**The exercise**. Print the lines of the listing below verbatim from its first line through the line bearing "36, 35, 18, 4]". Any pictures are to be omitted.

**Given information**.
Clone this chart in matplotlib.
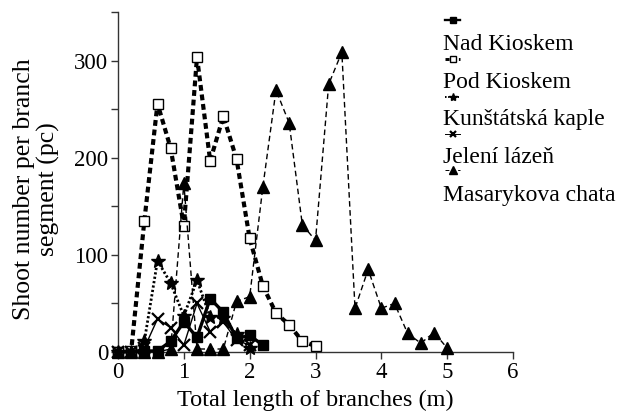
import matplotlib
matplotlib.use("Agg")
import matplotlib.pyplot as plt
from matplotlib.lines import Line2D

plt.rcParams['font.family'] = ['Liberation Serif', 'DejaVu Serif']

# ---- data ----
x_nad = [0, 0.2, 0.4, 0.6, 0.8, 1.0, 1.2, 1.4, 1.6, 1.8, 2.0, 2.2]
y_nad = [0, 0, 1, 1, 11, 31, 15, 55, 41, 14, 17, 7]

x_pod = [0, 0.2, 0.4, 0.6, 0.8, 1.0, 1.2, 1.4, 1.6, 1.8, 2.0, 2.2, 2.4, 2.6, 2.8, 3.0]
y_pod = [0, 1, 135, 256, 210, 130, 304, 197, 243, 199, 117, 68, 40, 28, 11, 6]

x_kun = [0, 0.2, 0.4, 0.6, 0.8, 1.0, 1.2, 1.4, 1.6, 1.8, 2.0]
y_kun = [0, 0, 11, 94, 71, 37, 74, 36, 35, 18, 4]

x_jel = [0, 0.2, 0.4, 0.6, 0.8, 1.0, 1.2, 1.4, 1.6, 1.8, 2.0]
y_jel = [0, 0, 4, 34, 25, 7, 50, 21, 31, 12, 7]

x_mas = [0, 0.2, 0.4, 0.6, 0.8, 1.0, 1.2, 1.4, 1.6, 1.8, 2.0, 2.2, 2.4, 2.6, 2.8,
         3.0, 3.2, 3.4, 3.6, 3.8, 4.0, 4.2, 4.4, 4.6, 4.8, 5.0]
y_mas = [0, 0, 0, 0, 3, 174, 3, 3, 3, 52, 57, 170, 270, 236, 131,
         115, 276, 309, 45, 85, 45, 50, 19, 9, 20, 4]

labels = ["Nad Kioskem", "Pod Kioskem", "Kunštátská kaple", "Jelení lázeň", "Masarykova chata"]
x_ticks = [0, 1, 2, 3, 4, 5, 6]
y_ticks = [0, 100, 200, 300]

# ---- styles ----
styles = [
    dict(color='black', lw=2.4, ls='-', marker='s', ms=7, mfc='black', mec='black'),
    dict(color='black', lw=3.0, ls=(0, (1.4, 0.9)), marker='s', ms=7, mfc='white', mec='black', mew=1.0),
    dict(color='black', lw=2.0, ls=(0, (0.8, 0.8)), marker='*', ms=10, mfc='black', mec='black'),
    dict(color='black', lw=1.0, ls='-', marker='x', ms=8, mew=1.6, mec='black'),
    dict(color='black', lw=1.0, ls=(0, (4, 2.5)), marker='^', ms=9, mfc='black', mec='black'),
]

fig = plt.figure(figsize=(6.29, 4.15), dpi=100)
ax = fig.add_axes([0.1876, 0.152, 0.628, 0.818])

series = [(x_nad, y_nad), (x_pod, y_pod), (x_kun, y_kun), (x_jel, y_jel), (x_mas, y_mas)]
order = [4, 3, 2, 0, 1]
for i in order:
    xs, ys = series[i]
    ax.plot(xs, ys, clip_on=False, zorder=3 + i, **styles[i])

ax.set_xlim(0, 6)
ax.set_ylim(0, 350)
ax.set_xticks(x_ticks)
ax.set_yticks(y_ticks)
ax.set_yticks([50, 150, 250, 350], minor=True)
ax.spines['top'].set_visible(False)
ax.spines['right'].set_visible(False)
for s in ['left', 'bottom']:
    ax.spines[s].set_linewidth(1.0)
    ax.spines[s].set_color('#333333')
ax.tick_params(axis='both', which='major', length=5, width=1.0, labelsize=16.5, pad=2, color='#333333')
ax.tick_params(axis='y', which='minor', length=5, width=1.0, color='#333333')
ax.set_xlabel("Total length of branches (m)", fontsize=17.5, labelpad=5)
ax.set_ylabel("Shoot number per branch\nsegment (pc)", fontsize=18.5, labelpad=6, linespacing=1.1)
ax.yaxis.set_label_coords(-0.147, 0.48)

# legend: sample above label
samp_y = [20, 59, 97, 134, 170]
text_y = [44, 82, 119, 157, 196]
W, H = 629.0, 415.0
for i in range(5):
    st = styles[i]
    fig.add_artist(Line2D([445 / W, 460 / W], [1 - samp_y[i] / H] * 2, transform=fig.transFigure,
                          color='black', lw=st['lw'] * 0.7, ls=st['ls']))
    mk = {k: v for k, v in st.items() if k in ('marker', 'mfc', 'mec', 'mew')}
    fig.add_artist(Line2D([452.5 / W], [1 - samp_y[i] / H], transform=fig.transFigure, ls='none',
                          ms=st['ms'] * 0.6, **mk))
    fig.text(443 / W, 1 - text_y[i] / H, labels[i], fontsize=17, va='center', ha='left')

fig.savefig("out.png", dpi=100)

**The completed task**.
Clone this chart in matplotlib.
import matplotlib
matplotlib.use("Agg")
import matplotlib.pyplot as plt
from matplotlib.lines import Line2D

plt.rcParams['font.family'] = ['Liberation Serif', 'DejaVu Serif']

# ---- data ----
x_nad = [0, 0.2, 0.4, 0.6, 0.8, 1.0, 1.2, 1.4, 1.6, 1.8, 2.0, 2.2]
y_nad = [0, 0, 1, 1, 11, 31, 15, 55, 41, 14, 17, 7]

x_pod = [0, 0.2, 0.4, 0.6, 0.8, 1.0, 1.2, 1.4, 1.6, 1.8, 2.0, 2.2, 2.4, 2.6, 2.8, 3.0]
y_pod = [0, 1, 135, 256, 210, 130, 304, 197, 243, 199, 117, 68, 40, 28, 11, 6]

x_kun = [0, 0.2, 0.4, 0.6, 0.8, 1.0, 1.2, 1.4, 1.6, 1.8, 2.0]
y_kun = [0, 0, 11, 94, 71, 37, 74, 36, 35, 18, 4]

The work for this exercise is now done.